Allah subhanahu wa ta’ala berfirman,
Mereka menjadikan orang-orang alimnya, dan rahib-rahib mereka sebagai tuhan selain Allah, dan (juga mereka mempertuhankan) Al-Masih putra Maryam; padahal mereka hanya disuruh menyembah Rabb Yang Maha Esa; tidak ada Rabb (yang berhak disembah) selain Dia. Mahasuci Allah dari apa yang mereka persekutukan. (at-Taubah: 31)
Dari ‘Adi bin Hatim, ia berkata,
“Aku datang kepada Nabi shallallahu ‘alaihi wa sallam sedangkan di leherku terdapat salib dari emas. Kemudian aku mendengar beliau shallallahu ‘alaihi wa sallam membaca ayat (yang artinya), ‘…Mereka menjadikan pendeta dan ahli ibadah mereka sebagai tuhan mereka selain Allah.’
Lalu aku berkata, ‘Wahai Rasulullah, mereka (orang Nasrani) tidak beribadah kepada para pendeta.’
Nabi shallallahu ‘alaihi wa sallam menjawab, ‘Ya, justru (lantaran) para pendeta itu menghalalkan untuk mereka apa yang Allah haramkan, lalu mereka ikut menghalalkannya. Kemudian para pendeta itu mengharamkan untuk mereka apa yang Allah subhanahu wa ta’ala halalkan dan mereka ikut mengharamkannya. Itulah ibadah mereka kepada para pendeta’.”[8]

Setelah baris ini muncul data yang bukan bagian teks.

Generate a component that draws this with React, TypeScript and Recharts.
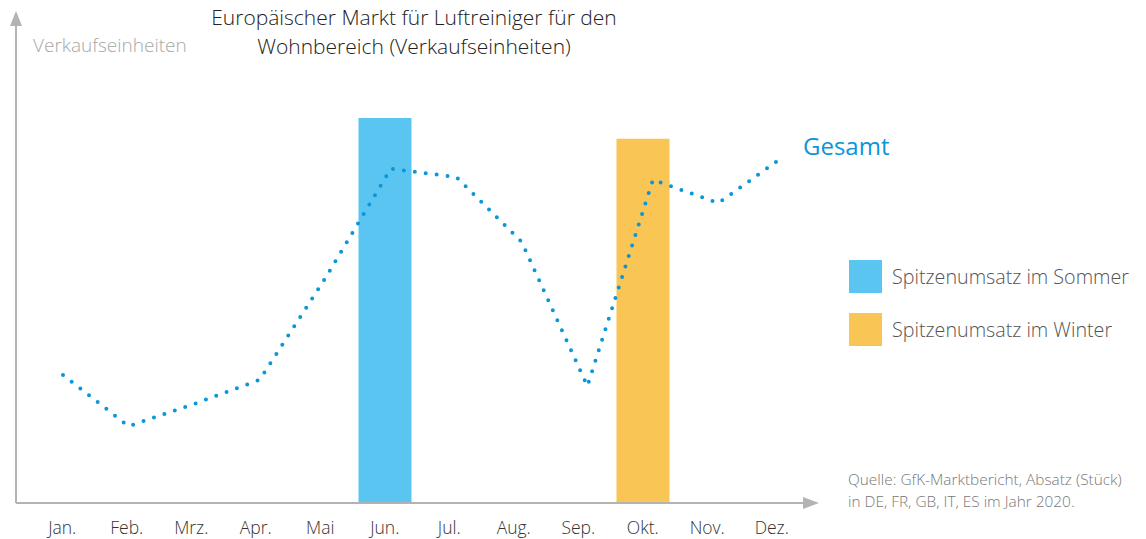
import React from 'react';
import { ComposedChart, Bar, Line, XAxis, YAxis } from 'recharts';

// Monthly categories
const months = ['Jan.', 'Feb.', 'Mrz.', 'Apr.', 'Mai', 'Jun.', 'Jul.', 'Aug.', 'Sep.', 'Okt.', 'Nov.', 'Dez.'];
// Total sales (relative units)
const gesamt = [26.5, 15.9, 20.5, 25.5, 46.5, 69.2, 67.5, 54.0, 24.2, 66.9, 62.1, 71.8];
// Peak bars
const sommer = [null, null, null, null, null, 79.7, null, null, null, null, null, null];
const winter = [null, null, null, null, null, null, null, null, null, 75.4, null, null];

const legendItems = [
    { label: 'Spitzenumsatz im Sommer', color: '#5bc5f2' },
    { label: 'Spitzenumsatz im Winter', color: '#f9c555' },
];

const data = months.map((m, i) => ({
    month: m,
    idx: i,
    gesamt: gesamt[i],
    sommer: sommer[i],
    winter: winter[i],
}));

const FONT = '"Open Sans", "Noto Sans", sans-serif';
const AXIS_GRAY = '#b3b3b3';

export default function App() {
    return (
        <div style={{ position: 'absolute', left: 0, top: 0, width: 1146, height: 539, background: '#fff', fontFamily: FONT }}>
            <ComposedChart
                width={1146}
                height={539}
                data={data}
                margin={{ top: 20, right: 341, left: 15, bottom: 6 }}
            >
                <XAxis
                    dataKey="month"
                    height={30}
                    padding={{ left: 14, right: 1 }}
                    axisLine={{ stroke: AXIS_GRAY, strokeWidth: 2 }}
                    tickLine={false}
                    tickMargin={13}
                    tick={{ fontSize: 17.5, fill: '#333', fontFamily: FONT, fontWeight: 300 }}
                    interval={0}
                />
                <XAxis xAxisId="line" dataKey="idx" type="number" domain={[-0.717, 11.32]} hide />
                <YAxis
                    domain={[0, 100]}
                    width={1}
                    tick={false}
                    tickLine={false}
                    axisLine={{ stroke: AXIS_GRAY, strokeWidth: 2 }}
                />
                <Bar dataKey="sommer" stackId="peak" fill="#5bc5f2" barSize={53} isAnimationActive={false} />
                <Bar dataKey="winter" stackId="peak" fill="#f9c555" barSize={53} isAnimationActive={false} />
                <Line
                    xAxisId="line"
                    type="linear"
                    dataKey="gesamt"
                    stroke="#0a96d9"
                    strokeWidth={4}
                    strokeDasharray="0 11"
                    strokeLinecap="round"
                    dot={false}
                    activeDot={false}
                    isAnimationActive={false}
                />
            </ComposedChart>

            {/* Arrow heads */}
            <svg width={1146} height={539} style={{ position: 'absolute', left: 0, top: 0, pointerEvents: 'none' }}>
                <polygon points="16,11 10,26 22,26" fill={AXIS_GRAY} />
                <polygon points="819,503 803,497 803,509" fill={AXIS_GRAY} />
            </svg>

            {/* Title */}
            <div style={{ position: 'absolute', left: 164, top: 3, width: 500, textAlign: 'center', fontSize: 21, lineHeight: '29px', color: '#222', fontWeight: 300, whiteSpace: 'nowrap' }}>
                Europäischer Markt für Luftreiniger für den<br />Wohnbereich (Verkaufseinheiten)
            </div>

            <div style={{ position: 'absolute', left: 33, top: 32, fontSize: 19, color: '#a8a8a8', fontWeight: 300, whiteSpace: 'nowrap' }}>
                Verkaufseinheiten
            </div>

            <div style={{ position: 'absolute', left: 803, top: 129, fontSize: 24, color: '#0a96d9', fontWeight: 400 }}>
                Gesamt
            </div>

            {/* Legend */}
            {legendItems.map((item, i) => (
                <div key={item.label} style={{ position: 'absolute', left: 849, top: 260 + i * 53, display: 'flex', alignItems: 'center' }}>
                    <div style={{ width: 33, height: 33, background: item.color }} />
                    <span style={{ marginLeft: 10, fontSize: 19.7, color: '#555', fontWeight: 300, whiteSpace: 'nowrap' }}>{item.label}</span>
                </div>
            ))}

            <div style={{ position: 'absolute', left: 848, top: 469, fontSize: 15.4, lineHeight: '22px', color: '#777', fontWeight: 300, whiteSpace: 'nowrap' }}>
                Quelle: GfK-Marktbericht, Absatz (Stück)<br />in DE, FR, GB, IT, ES im Jahr 2020.
            </div>
        </div>
    );
}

Ibnu Taimiyah rahimahullah berkata, “… Orang-orang yang mengetahui bahwa yang diikuti mereka telah mengganti agama Allah lalu mengikuti penggantian ajaran itu oleh mereka sehingga meyakini halalnya apa yang Allah haramkan dan sebaliknya karena mengikuti tokoh mereka. Padahal mereka mengetahui bahwa tokoh itu menyelisihi agama para rasul. Hal ini merupakan kekafiran. Allah subhanahu wa ta’ala dan Rasul-Nya telah menganggap hal ini sebagai kesyirikan walaupun mereka tidak shalat dan sujud kepada tokoh tersebut. Barang siapa yang mengikuti selainnya dalam urusan yang menyelisihi agama padahal ia tahu bahwa itu menyelisihi agama, lalu ia meyakininya (bukan lagi yang dikatakan Allah subhanahu wa ta’ala dan Rasul-Nya), maka dia musyrik seperti mereka (yang ada dalam ayat ini, -pent.).”[9]
Syaikhul Islam Muhammad bin Abdul Wahhab rahimahullah berkata, “Barang siapa yang menaati ulama dan umara (penguasa) dalam hal mengharamkan apa yang Allah subhanahu wa ta’ala halalkan dan menghalalkan apa yang Allah subhanahu wa ta’ala haramkan, ia telah menjadikan mereka sebagai rabb selain Allah subhanahu wa ta’ala.”[10]
Ibnu Taimiyah berkata, “Barang siapa yang mengetahui bahwa ia telah menyelisihi apa yang dibawa oleh Rasul shallallahu ‘alaihi wa sallam lantas tetap mengikutinya karena kesalahannya dan berpaling dari ucapannya, ia mendapat bagian dari nafsunya dan membelanya dengan tangan dan lisannya, padahal ia tahu bahwa ia menyelisihi Rasul shallallahu ‘alaihi wa sallam ini adalah syirik. Pelakunya berhak mendapatkan hukuman atasnya.”[11]
Ditulis oleh Al-Ustadz Qomar Suaidi
[1] Tafsir al-Qur’anil Azhim, 2/611
[2] Al-Jami’ li Ahkamil Qur’an, 10/196
[3] Sahih, HR. Muslim
[4] Yakni, pada perkara ijtihadiyah sebagaimana Ibnu Qayyim terangkan di atas, wallahu a’lam.
[5] I’lamu al-Muwaqi’in, 1/70-71
[6] I’lamu al-Muwaqi’in, 1/70
[7] Sahih, HR. Abu Dawud, Tirmidzi, dan Al-Hakim; dinyatakan sahih. Ahmad dengan sanad sahih dari Miqdam bin Ma’dikarib. Demikian kata asy-Syaikh al-Albani. Lihat al-Haditsu Hujjatun bin Nafsihi hlm. 28.
[8] Hasan, HR. at-Tirmidzi dan al-Baihaqi. Dinyatakan hasan oleh asy-Syaikh al-Albani dalam kitab Ghayatul Maram, 6.